▶ Exercise details:
Return the listing below exactly, with the pictures dropped.

▶ Information supplied:
• • • • •
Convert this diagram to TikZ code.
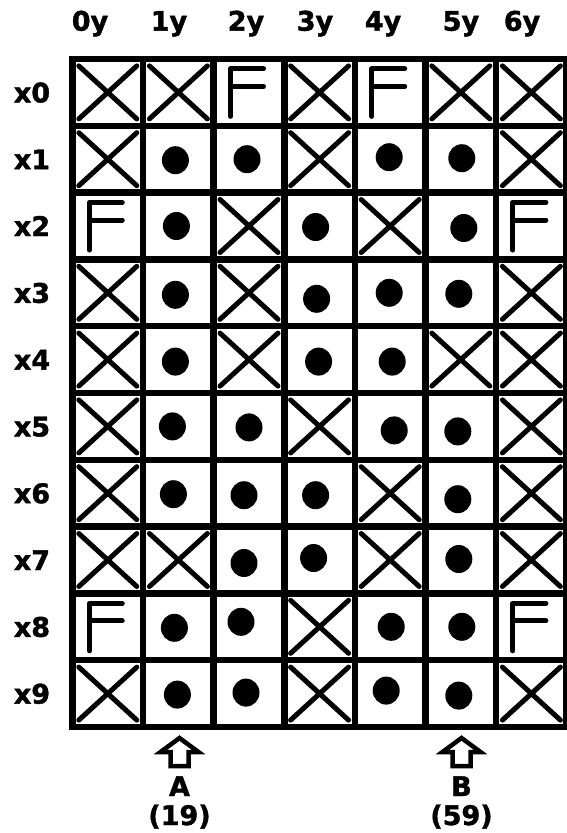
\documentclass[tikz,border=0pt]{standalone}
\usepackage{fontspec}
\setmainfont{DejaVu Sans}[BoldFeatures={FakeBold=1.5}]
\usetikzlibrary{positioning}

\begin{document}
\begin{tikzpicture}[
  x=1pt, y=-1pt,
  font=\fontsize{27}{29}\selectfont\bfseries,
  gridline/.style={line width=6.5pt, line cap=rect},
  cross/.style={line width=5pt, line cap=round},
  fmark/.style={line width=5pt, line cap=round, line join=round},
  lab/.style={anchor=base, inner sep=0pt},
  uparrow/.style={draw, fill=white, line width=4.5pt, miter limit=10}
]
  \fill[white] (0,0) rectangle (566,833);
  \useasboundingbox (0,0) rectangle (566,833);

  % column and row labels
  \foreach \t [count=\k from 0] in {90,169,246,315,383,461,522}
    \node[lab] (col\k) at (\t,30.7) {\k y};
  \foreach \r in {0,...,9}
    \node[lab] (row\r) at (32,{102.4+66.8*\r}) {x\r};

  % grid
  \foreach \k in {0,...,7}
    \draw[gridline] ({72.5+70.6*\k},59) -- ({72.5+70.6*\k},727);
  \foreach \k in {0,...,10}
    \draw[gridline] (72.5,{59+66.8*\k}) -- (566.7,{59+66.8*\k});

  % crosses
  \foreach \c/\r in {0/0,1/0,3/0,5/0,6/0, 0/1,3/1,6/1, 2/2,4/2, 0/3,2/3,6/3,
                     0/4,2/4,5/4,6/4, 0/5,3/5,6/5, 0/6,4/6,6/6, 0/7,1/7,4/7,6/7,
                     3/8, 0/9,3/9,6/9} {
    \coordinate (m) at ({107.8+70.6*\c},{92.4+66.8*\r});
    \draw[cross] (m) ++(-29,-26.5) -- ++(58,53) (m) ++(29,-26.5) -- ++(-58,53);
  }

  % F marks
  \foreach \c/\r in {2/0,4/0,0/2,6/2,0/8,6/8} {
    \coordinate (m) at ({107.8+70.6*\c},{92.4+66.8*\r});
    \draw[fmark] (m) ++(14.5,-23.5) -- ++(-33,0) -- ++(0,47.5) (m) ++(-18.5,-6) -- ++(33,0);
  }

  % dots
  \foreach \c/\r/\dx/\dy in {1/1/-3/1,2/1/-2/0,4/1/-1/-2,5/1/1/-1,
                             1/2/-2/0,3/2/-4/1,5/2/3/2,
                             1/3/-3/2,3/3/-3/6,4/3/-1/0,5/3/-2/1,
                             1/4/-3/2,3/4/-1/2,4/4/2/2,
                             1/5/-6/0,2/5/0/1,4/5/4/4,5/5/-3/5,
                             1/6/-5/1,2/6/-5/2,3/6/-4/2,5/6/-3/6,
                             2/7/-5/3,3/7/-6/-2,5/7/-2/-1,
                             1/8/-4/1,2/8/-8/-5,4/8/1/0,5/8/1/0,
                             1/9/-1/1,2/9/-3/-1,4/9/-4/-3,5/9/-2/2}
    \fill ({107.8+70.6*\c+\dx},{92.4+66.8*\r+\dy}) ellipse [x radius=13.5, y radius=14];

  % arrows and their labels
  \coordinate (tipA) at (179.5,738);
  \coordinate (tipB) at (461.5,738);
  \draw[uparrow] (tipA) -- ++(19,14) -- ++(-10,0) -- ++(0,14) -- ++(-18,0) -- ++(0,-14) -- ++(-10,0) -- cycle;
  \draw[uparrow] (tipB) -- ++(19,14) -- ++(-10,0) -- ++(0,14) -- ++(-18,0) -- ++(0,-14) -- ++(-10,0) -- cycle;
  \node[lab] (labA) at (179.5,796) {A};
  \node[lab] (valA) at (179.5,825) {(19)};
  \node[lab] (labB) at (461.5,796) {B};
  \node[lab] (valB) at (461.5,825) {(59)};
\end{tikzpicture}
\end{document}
• • • • •
▶ Problem solution:
Convert this diagram to TikZ code.
\documentclass[tikz,border=0pt]{standalone}
\usepackage{fontspec}
\setmainfont{DejaVu Sans}[BoldFeatures={FakeBold=1.5}]
\usetikzlibrary{positioning}

\begin{document}
\begin{tikzpicture}[
  x=1pt, y=-1pt,
  font=\fontsize{27}{29}\selectfont\bfseries,
  gridline/.style={line width=6.5pt, line cap=rect},
  cross/.style={line width=5pt, line cap=round},
  fmark/.style={line width=5pt, line cap=round, line join=round},
  lab/.style={anchor=base, inner sep=0pt},
  uparrow/.style={draw, fill=white, line width=4.5pt, miter limit=10}
]
  \fill[white] (0,0) rectangle (566,833);
  \useasboundingbox (0,0) rectangle (566,833);

  % column and row labels
  \foreach \t [count=\k from 0] in {90,169,246,315,383,461,522}
    \node[lab] (col\k) at (\t,30.7) {\k y};
  \foreach \r in {0,...,9}
    \node[lab] (row\r) at (32,{102.4+66.8*\r}) {x\r};

  % grid
  \foreach \k in {0,...,7}
    \draw[gridline] ({72.5+70.6*\k},59) -- ({72.5+70.6*\k},727);
  \foreach \k in {0,...,10}
    \draw[gridline] (72.5,{59+66.8*\k}) -- (566.7,{59+66.8*\k});

  % crosses
  \foreach \c/\r in {0/0,1/0,3/0,5/0,6/0, 0/1,3/1,6/1, 2/2,4/2, 0/3,2/3,6/3,
                     0/4,2/4,5/4,6/4, 0/5,3/5,6/5, 0/6,4/6,6/6, 0/7,1/7,4/7,6/7,
                     3/8, 0/9,3/9,6/9} {
    \coordinate (m) at ({107.8+70.6*\c},{92.4+66.8*\r});
    \draw[cross] (m) ++(-29,-26.5) -- ++(58,53) (m) ++(29,-26.5) -- ++(-58,53);
  }

  % F marks
  \foreach \c/\r in {2/0,4/0,0/2,6/2,0/8,6/8} {
    \coordinate (m) at ({107.8+70.6*\c},{92.4+66.8*\r});
    \draw[fmark] (m) ++(14.5,-23.5) -- ++(-33,0) -- ++(0,47.5) (m) ++(-18.5,-6) -- ++(33,0);
  }

  % dots
  \foreach \c/\r/\dx/\dy in {1/1/-3/1,2/1/-2/0,4/1/-1/-2,5/1/1/-1,
                             1/2/-2/0,3/2/-4/1,5/2/3/2,
                             1/3/-3/2,3/3/-3/6,4/3/-1/0,5/3/-2/1,
                             1/4/-3/2,3/4/-1/2,4/4/2/2,
                             1/5/-6/0,2/5/0/1,4/5/4/4,5/5/-3/5,
                             1/6/-5/1,2/6/-5/2,3/6/-4/2,5/6/-3/6,
                             2/7/-5/3,3/7/-6/-2,5/7/-2/-1,
                             1/8/-4/1,2/8/-8/-5,4/8/1/0,5/8/1/0,
                             1/9/-1/1,2/9/-3/-1,4/9/-4/-3,5/9/-2/2}
    \fill ({107.8+70.6*\c+\dx},{92.4+66.8*\r+\dy}) ellipse [x radius=13.5, y radius=14];

  % arrows and their labels
  \coordinate (tipA) at (179.5,738);
  \coordinate (tipB) at (461.5,738);
  \draw[uparrow] (tipA) -- ++(19,14) -- ++(-10,0) -- ++(0,14) -- ++(-18,0) -- ++(0,-14) -- ++(-10,0) -- cycle;
  \draw[uparrow] (tipB) -- ++(19,14) -- ++(-10,0) -- ++(0,14) -- ++(-18,0) -- ++(0,-14) -- ++(-10,0) -- cycle;
  \node[lab] (labA) at (179.5,796) {A};
  \node[lab] (valA) at (179.5,825) {(19)};
  \node[lab] (labB) at (461.5,796) {B};
  \node[lab] (valB) at (461.5,825) {(59)};
\end{tikzpicture}
\end{document}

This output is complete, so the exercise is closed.